In your research it is also a good idea to see if the herd does DHIR milk testing. THis will have official milk amounts (quantity produced in lbs, butterfat in % and lbs and protien in % and lbs) that can be viewed. This can give you comparisons between animals/herds/bloodlines and well as proof over just the breeders word. It can also give you an idea of genetics and consistency in the animals.
Just one of the things I like to review when "shopping" 
Patina


----------



## sparks879 (Oct 17, 2007)

A good start into the dairy goat world is to become an ADGA member, you can do it online and its cheap. ADGA will send you a membership directory, listing breeders by state. You can maybe find some local breeders of several different breeds. Visit some farms and see what kind of goats apeal to your family. Another thing to do is visit your local state fair. 4-Hers are just full of knowledge and usually happy to answer in questions you may have. take a look at what kinds of goats are popular in your area. see whats selling.
beth


----------



## farmgirl42 (Jan 3, 2010)

As has already been implied by others here, be sure to check out temperament - yours and the prospective breed. I don't like having to chase my goats around to get them on the milk stand or to handle them. You might not mind (give the children exercise  ). I want something comparatively "easy" to keep fenced in because our farm is set up for larger animals, and it is expensive to re-build a lot of fence for small livestock. I do most of the handling myself so I want something that is not overly large and fairly docile. Some breeds are naturally more hyper, better escape artists, too small to stay in your "big" fence, too noisy, too quiet, too "sneaky" :laugh: , besides considering milk and butterfat production.

Just some things that I evaluated before "taking the plunge" to establish my herd...


----------



## SDK (Jun 26, 2008)

Jenna said:


> Just thought I would add somethings about nigies milk production. I've seen a Nigerian doe that produced 3/4 of a gallon each day and that was a second freshener too!!
> I've had first fresheners not in their full capacity produce 4 cups so some lines produce a very suprising amount of milk


my doe did that! she's medium sized for a nigerian but she milks like a cow


----------



## Herebegoats (Dec 30, 2009)

But how easy is it to milk those little Nigerian teats if you are hand milking?? :slapfloor: Seriously though I have never milked one so I can't say. 

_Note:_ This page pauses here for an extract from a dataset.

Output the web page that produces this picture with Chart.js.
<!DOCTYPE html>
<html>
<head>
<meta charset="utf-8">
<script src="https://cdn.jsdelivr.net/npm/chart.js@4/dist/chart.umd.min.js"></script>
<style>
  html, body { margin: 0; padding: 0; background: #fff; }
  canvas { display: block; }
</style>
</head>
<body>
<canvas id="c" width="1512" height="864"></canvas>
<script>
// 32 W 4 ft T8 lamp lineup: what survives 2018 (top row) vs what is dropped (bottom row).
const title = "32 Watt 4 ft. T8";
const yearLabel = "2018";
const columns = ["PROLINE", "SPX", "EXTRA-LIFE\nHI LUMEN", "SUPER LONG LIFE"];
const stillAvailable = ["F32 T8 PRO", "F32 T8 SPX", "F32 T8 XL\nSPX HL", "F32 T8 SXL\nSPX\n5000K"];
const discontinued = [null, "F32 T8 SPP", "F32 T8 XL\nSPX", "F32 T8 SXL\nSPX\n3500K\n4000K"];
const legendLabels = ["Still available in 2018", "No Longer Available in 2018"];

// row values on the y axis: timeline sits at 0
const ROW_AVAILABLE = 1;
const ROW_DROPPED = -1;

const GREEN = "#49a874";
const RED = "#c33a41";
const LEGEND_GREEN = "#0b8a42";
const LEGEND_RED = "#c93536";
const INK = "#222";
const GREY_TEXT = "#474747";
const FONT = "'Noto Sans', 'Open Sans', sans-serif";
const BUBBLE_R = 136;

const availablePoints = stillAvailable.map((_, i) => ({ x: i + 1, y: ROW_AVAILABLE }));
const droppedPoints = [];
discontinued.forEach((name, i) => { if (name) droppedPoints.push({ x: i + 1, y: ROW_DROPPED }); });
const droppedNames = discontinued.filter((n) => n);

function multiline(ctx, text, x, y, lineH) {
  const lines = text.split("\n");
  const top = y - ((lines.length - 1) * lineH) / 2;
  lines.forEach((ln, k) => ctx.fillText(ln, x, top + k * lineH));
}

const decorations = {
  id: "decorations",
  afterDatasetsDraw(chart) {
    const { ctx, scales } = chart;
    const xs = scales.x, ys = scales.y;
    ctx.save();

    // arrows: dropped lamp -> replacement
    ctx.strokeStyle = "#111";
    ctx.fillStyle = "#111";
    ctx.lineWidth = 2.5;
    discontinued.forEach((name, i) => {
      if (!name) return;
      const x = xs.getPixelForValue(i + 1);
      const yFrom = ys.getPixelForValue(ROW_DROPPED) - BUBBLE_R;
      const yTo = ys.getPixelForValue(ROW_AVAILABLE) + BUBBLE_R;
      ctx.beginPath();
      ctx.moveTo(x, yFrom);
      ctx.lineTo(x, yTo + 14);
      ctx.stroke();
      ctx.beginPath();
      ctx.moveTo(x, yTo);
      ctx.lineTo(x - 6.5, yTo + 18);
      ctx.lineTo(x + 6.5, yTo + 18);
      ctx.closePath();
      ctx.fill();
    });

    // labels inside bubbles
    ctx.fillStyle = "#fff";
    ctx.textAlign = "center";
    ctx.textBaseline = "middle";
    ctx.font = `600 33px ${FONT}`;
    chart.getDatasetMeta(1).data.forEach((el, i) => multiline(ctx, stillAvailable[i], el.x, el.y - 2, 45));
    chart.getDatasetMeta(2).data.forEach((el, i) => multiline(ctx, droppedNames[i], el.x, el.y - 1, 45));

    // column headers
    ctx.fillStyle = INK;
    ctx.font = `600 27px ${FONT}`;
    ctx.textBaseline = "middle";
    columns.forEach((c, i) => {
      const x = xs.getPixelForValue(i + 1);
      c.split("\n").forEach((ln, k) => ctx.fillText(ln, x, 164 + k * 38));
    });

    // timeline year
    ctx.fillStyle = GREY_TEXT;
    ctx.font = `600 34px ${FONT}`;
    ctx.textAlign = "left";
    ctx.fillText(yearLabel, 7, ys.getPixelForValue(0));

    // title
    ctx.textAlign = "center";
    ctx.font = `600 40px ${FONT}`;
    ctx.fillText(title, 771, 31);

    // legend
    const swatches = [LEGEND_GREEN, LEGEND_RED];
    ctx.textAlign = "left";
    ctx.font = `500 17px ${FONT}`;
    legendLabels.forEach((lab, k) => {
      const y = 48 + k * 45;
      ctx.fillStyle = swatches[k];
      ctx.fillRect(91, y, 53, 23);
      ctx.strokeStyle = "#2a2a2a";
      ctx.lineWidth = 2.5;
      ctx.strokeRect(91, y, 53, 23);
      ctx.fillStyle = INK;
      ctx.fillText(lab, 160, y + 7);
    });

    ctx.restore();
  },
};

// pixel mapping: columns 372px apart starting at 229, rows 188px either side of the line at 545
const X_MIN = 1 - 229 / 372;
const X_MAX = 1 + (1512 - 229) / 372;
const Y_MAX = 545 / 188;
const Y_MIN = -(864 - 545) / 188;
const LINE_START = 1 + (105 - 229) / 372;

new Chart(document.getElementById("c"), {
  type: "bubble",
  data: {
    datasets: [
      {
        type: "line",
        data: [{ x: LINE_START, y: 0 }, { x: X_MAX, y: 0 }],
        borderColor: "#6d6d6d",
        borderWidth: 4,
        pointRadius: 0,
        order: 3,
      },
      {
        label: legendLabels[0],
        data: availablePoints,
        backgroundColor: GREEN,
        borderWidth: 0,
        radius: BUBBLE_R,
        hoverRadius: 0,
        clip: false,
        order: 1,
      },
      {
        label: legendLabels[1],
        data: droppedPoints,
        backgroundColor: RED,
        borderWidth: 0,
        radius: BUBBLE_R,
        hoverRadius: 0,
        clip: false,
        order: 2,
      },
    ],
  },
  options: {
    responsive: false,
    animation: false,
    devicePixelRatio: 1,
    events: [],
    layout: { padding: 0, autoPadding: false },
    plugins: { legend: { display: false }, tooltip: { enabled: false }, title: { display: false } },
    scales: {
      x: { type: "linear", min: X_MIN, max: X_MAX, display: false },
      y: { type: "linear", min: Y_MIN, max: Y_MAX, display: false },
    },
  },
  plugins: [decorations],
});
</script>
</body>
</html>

But you sure do get color with those little goats....and blue eyes....and polled oftentimes!

The Lamanchas are what won my heart. I did have Nubians to start with but the LM personality and SMARTS won me over!  

Kelley


----------



## Idahodreamer (Sep 19, 2009)

Nigerians aren't really that hard to milk----they just need nice big orifices. I have tiny hands, I guess, so truthfully, it was easier to milk Nigerians than my Lamancha with her huge teats. I love both Nigerians and Lamanchas, and honestly if you asked me which breed was better I couldn't say.  They are equally my favorite.


----------



## SDK (Jun 26, 2008)

none of my nigerian does are hard to milk.. several in fact, were easier to milk that our nubians when we had them.. and they milked about the same ( they were all around 1-2 freshenings) so we got rid of the nubians.. but if you select for orifices that are larger, you dont have issues with milking.. i can milk out a miniature or a standard by handmilking within 1-3 minutes


----------



## TinyHoovesRanch (Jan 16, 2010)

If you like smaller, sweet goats then Nigerians are the ones for you!
I like nigis because they are the perfect lap goats!


----------



## mistyblue (Nov 13, 2008)

Now lets not forget the Mini-Manchas, you have a smaller more compact LaMancha and still have that wonderfull personality. 

Last year my FF doe gave me a little over 1/2 gallon a day and I did not start milking her until her kid was weaned at 3 months. Right now she is feeding twins and giving me just a little more than 1 quart a day, with me milking only once a day.


----------